[Some records]
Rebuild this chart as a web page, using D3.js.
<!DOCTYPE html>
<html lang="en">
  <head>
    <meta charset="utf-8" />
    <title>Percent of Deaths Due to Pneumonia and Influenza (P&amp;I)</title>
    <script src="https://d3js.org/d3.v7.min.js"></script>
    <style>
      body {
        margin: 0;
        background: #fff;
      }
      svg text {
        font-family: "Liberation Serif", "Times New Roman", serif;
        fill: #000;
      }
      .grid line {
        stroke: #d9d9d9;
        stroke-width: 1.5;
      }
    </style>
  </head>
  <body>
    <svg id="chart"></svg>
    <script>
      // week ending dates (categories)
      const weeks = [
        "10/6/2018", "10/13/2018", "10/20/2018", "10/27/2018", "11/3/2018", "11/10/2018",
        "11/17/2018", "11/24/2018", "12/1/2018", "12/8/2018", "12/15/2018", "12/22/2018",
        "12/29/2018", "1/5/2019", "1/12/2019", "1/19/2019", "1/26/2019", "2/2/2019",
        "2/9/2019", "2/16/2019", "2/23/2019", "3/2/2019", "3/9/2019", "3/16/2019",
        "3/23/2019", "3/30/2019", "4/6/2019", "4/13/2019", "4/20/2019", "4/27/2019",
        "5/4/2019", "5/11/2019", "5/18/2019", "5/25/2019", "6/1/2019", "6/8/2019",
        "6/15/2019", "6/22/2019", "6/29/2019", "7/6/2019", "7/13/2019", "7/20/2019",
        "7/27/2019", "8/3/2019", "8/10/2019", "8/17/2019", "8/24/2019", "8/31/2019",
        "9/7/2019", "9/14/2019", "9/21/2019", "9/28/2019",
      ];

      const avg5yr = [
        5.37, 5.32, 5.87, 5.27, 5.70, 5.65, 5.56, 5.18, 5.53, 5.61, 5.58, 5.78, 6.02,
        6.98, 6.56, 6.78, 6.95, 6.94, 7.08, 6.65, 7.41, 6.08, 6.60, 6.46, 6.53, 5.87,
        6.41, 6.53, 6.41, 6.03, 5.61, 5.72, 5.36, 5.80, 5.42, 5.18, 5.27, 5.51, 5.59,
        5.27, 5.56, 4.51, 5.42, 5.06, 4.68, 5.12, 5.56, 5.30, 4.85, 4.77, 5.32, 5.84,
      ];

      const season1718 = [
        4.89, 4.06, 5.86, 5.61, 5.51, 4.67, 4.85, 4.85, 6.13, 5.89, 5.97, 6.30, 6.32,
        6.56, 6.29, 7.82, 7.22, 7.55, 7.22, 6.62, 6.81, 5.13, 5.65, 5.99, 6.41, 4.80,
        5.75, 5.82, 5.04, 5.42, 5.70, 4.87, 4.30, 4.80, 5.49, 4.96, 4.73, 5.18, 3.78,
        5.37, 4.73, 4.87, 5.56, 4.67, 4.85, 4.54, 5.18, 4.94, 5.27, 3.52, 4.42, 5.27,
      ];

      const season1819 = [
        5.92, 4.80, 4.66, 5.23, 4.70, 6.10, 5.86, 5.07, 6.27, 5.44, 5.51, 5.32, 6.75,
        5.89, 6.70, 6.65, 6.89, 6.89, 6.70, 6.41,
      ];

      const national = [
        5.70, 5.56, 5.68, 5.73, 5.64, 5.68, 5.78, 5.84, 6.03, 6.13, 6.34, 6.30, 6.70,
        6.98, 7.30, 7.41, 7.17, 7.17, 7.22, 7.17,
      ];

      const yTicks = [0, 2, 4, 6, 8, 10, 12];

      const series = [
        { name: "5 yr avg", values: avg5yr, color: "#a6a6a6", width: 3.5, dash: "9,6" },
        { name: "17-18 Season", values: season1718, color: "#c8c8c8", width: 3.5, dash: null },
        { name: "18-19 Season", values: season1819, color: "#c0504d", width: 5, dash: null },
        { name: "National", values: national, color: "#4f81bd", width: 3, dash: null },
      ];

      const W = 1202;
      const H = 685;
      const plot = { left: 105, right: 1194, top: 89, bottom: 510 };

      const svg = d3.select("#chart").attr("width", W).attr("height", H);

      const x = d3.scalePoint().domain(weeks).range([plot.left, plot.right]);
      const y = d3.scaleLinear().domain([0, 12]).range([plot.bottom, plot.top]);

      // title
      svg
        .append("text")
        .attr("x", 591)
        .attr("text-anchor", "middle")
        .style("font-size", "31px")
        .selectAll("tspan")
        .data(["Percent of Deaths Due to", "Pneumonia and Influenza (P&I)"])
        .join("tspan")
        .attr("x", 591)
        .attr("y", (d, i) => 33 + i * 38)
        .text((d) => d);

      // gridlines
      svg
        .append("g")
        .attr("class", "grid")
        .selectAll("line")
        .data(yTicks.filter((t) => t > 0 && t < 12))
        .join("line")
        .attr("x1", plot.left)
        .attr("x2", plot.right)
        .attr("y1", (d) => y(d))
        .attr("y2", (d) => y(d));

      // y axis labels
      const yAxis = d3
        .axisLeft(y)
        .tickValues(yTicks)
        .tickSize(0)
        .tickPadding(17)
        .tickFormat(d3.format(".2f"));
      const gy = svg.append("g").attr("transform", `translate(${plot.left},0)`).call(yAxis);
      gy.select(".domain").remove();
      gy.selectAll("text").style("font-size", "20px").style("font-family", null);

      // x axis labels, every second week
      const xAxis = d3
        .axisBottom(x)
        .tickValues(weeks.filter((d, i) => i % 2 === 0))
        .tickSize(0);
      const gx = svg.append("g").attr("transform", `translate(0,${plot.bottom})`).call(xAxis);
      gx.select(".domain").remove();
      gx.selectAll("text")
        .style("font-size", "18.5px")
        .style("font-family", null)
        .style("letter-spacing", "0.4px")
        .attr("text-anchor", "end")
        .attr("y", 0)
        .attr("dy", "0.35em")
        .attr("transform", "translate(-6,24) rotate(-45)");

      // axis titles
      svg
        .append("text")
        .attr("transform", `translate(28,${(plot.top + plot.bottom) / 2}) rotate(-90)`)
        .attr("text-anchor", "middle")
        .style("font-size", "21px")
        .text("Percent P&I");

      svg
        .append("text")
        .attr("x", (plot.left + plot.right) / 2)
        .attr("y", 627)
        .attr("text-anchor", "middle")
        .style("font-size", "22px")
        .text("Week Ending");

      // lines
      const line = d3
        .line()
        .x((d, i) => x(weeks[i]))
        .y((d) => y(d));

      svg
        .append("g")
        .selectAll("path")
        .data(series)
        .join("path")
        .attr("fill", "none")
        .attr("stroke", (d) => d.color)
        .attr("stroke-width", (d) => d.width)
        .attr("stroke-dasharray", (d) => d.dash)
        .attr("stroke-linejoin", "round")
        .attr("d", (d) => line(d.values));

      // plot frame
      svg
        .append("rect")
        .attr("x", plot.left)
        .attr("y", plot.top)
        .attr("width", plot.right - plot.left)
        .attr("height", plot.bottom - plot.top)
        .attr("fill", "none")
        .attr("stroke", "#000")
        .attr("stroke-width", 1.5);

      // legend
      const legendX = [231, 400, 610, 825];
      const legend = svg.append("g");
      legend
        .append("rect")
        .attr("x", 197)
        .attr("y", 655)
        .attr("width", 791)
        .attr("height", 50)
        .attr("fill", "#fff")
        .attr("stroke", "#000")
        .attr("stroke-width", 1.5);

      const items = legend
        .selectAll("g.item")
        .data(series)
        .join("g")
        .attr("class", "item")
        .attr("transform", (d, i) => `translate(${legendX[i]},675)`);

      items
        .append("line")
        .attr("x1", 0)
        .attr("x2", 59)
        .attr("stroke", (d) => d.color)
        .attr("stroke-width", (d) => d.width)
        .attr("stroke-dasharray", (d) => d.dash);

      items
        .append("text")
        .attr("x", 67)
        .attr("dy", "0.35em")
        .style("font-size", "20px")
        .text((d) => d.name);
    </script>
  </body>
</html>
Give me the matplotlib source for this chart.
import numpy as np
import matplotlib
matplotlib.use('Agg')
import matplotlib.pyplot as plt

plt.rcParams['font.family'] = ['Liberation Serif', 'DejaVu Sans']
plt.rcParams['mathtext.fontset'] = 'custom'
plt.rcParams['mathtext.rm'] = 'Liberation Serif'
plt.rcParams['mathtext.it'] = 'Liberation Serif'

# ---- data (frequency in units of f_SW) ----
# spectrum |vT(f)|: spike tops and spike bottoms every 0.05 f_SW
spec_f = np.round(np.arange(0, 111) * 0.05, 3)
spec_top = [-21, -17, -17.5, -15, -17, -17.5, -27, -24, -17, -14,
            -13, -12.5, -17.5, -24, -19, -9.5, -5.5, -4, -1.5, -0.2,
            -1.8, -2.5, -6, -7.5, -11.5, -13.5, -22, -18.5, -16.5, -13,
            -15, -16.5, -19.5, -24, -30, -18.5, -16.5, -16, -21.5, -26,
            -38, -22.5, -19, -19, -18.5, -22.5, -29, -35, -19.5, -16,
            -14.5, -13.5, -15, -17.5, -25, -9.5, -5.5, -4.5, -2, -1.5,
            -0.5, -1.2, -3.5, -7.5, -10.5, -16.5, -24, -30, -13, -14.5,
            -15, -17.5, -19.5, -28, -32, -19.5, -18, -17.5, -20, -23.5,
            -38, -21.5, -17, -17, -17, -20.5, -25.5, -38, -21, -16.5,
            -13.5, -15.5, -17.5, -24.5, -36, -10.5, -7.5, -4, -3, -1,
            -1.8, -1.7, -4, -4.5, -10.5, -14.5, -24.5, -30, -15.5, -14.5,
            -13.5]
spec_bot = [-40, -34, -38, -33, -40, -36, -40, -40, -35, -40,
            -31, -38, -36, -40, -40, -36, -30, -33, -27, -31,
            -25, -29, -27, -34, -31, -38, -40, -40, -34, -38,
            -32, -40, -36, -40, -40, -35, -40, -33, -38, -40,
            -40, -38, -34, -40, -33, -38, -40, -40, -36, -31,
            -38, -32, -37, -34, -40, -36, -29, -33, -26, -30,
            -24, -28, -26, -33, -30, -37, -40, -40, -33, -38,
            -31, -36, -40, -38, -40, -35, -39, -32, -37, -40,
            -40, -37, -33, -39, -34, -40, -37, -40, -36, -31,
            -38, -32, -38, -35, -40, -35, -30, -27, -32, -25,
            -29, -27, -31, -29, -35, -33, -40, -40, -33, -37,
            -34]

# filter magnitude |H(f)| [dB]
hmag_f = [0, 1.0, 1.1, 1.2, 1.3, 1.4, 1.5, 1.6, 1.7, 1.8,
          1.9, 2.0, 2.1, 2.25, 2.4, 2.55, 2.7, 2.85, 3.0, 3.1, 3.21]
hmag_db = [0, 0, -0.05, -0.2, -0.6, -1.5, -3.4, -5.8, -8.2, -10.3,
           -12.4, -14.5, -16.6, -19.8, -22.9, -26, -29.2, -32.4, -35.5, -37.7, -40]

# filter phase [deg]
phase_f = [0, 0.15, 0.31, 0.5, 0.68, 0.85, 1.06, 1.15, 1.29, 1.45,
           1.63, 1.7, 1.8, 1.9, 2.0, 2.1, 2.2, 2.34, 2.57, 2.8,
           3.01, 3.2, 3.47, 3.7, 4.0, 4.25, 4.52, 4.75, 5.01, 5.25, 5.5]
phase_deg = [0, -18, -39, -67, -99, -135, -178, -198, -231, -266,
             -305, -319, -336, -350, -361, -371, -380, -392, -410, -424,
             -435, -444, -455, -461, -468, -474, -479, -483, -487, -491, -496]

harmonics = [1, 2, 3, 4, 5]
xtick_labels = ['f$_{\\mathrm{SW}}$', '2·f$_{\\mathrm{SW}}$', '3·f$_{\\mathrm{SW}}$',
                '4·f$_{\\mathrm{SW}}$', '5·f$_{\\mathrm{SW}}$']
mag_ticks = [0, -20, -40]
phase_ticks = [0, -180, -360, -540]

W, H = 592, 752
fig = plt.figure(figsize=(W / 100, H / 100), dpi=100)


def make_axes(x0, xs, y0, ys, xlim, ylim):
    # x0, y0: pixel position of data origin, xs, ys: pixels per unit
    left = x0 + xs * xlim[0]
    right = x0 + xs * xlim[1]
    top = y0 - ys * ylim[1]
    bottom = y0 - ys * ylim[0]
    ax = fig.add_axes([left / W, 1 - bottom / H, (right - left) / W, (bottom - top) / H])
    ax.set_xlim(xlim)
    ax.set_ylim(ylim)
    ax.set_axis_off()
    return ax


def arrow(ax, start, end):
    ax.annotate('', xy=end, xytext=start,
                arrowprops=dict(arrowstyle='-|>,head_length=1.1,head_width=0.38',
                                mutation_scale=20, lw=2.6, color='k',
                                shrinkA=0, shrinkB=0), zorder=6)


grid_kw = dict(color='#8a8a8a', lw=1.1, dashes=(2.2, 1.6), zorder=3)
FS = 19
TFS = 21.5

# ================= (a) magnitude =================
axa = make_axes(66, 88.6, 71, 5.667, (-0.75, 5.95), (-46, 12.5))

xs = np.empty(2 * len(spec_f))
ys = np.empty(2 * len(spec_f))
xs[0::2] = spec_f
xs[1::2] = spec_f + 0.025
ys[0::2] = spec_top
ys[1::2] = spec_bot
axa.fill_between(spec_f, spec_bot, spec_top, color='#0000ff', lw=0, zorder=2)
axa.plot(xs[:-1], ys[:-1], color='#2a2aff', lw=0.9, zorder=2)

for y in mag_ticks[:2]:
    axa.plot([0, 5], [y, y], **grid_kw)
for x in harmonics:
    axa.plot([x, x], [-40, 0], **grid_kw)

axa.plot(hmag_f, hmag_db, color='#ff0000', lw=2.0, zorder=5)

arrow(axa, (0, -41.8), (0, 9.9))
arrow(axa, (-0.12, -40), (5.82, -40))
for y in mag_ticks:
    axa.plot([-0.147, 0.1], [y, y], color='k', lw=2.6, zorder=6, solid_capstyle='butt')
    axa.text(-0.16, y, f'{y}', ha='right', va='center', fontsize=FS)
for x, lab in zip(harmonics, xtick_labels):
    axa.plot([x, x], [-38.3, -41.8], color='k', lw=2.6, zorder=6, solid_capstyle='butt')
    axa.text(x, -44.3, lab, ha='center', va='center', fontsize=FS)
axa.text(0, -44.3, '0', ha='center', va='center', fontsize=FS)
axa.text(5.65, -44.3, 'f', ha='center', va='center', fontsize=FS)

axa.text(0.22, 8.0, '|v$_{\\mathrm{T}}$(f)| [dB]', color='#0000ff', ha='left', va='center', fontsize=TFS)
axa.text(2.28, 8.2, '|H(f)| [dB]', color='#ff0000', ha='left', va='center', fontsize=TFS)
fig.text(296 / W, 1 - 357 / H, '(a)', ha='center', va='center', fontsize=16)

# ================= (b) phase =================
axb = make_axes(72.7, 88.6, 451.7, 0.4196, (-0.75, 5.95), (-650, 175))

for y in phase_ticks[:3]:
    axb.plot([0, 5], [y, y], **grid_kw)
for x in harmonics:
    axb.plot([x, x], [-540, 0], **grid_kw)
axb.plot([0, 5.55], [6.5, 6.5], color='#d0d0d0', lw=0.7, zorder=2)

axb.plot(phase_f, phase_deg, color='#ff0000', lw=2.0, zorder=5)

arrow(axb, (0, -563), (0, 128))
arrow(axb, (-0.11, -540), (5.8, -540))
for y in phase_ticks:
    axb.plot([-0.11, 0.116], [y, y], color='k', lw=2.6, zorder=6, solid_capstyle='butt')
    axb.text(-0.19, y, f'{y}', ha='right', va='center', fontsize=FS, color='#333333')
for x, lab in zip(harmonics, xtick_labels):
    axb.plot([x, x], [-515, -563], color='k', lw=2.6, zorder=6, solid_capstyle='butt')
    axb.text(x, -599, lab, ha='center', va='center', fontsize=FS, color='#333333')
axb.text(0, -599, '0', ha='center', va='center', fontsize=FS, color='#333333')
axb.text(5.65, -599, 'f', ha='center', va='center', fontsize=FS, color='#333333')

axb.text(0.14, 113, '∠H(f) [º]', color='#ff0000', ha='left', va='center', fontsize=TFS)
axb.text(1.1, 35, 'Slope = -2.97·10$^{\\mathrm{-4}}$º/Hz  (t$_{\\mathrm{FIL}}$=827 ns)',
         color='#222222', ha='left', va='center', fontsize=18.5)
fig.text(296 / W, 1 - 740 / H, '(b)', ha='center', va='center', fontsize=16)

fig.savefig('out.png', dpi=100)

| Aim of the task |
Pull out every line of the entries that includes the word "this".

| Answer to the problem |
Rebuild this chart as a web page, using D3.js.
Give me the matplotlib source for this chart.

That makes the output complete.